Effect of substrate bias current on structure and properties of CrNx films deposited by plasma enhanced magnetron sputtering

Abstract

In order to further improve the mechanical properties of CrN films, the influence of substrate bias current on the microstructure and properties of the CrNx films deposited by plasma enhanced magnetron sputtering was studied by scanning electron microscopy, energy dispersive spectroscopy, X-ray diffraction, 3D profiler, nano indenter, and ball-on-disk tribometer. With the increase of substrate bias current, the microstructure of the films is transformed from a dendritic structure into a super dense columnar structure, and the phase composition is evolved from Cr → Cr + Cr2N → pure Cr2N. When the substrate bias current is >1.5 A, the preferred orientation is transformed from Cr2N(111) to Cr2N(300) with increasing substrate bias current.

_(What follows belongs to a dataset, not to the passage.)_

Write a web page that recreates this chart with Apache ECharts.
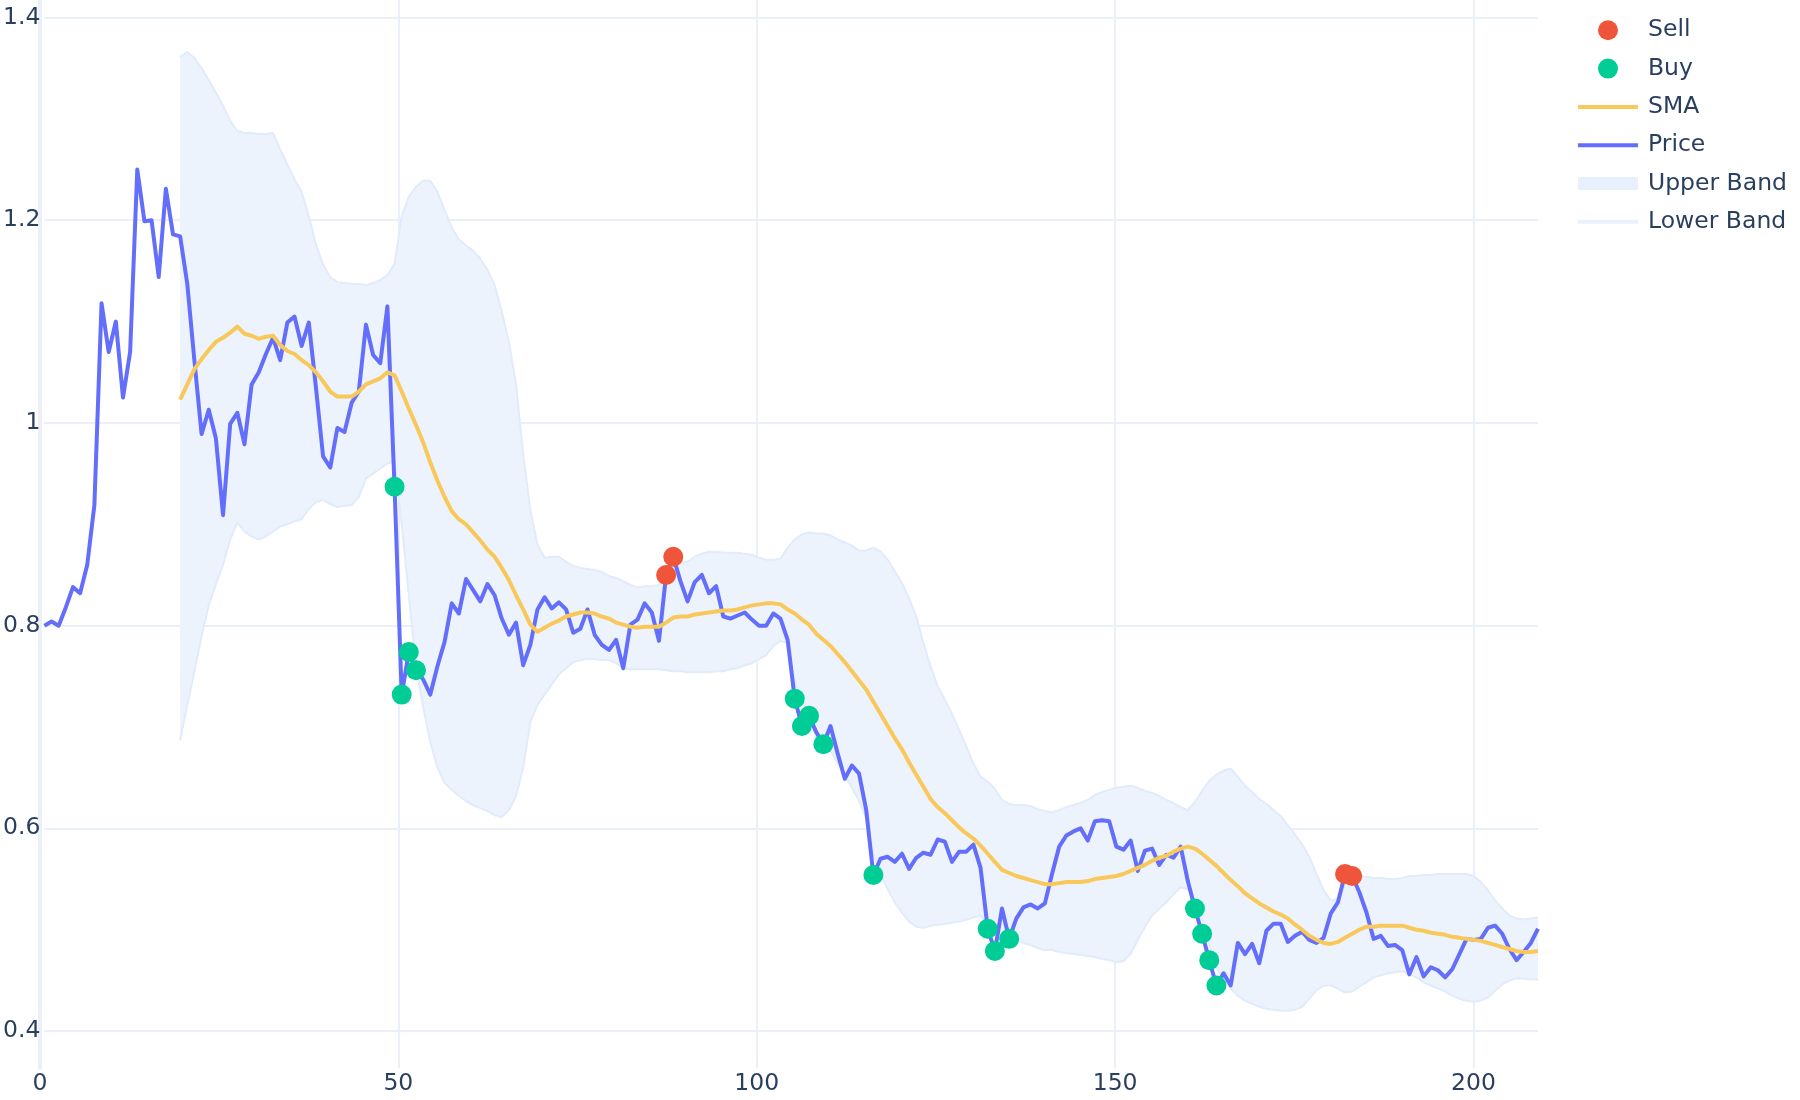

The surface roughness of the films is decreased from 27.3 to 18.7 nm as the substrate bias current is increased from 0.1 to 1.5 A, but the surface roughness remains nearly unchanged when the substrate bias current exceeds 1.5 A. The hardness and effective Young's modulus of the films are obviously increased with increasing the substrate bias current from 0.1 to 3.0 A, while they are almost independent of the substrate bias current when the substrate bias current is no less than 3.0 A. The lowest friction coefficient of 0.43 is obtained when the substrate bias current is 4.5 A. When the substrate bias current is increased, the wear rate of CrN-coated samples is first increased and then decreased, and the lowest wear rates is 4.6 × 10−16 m3/(N·m) when the substrate bias current is 6.0 A.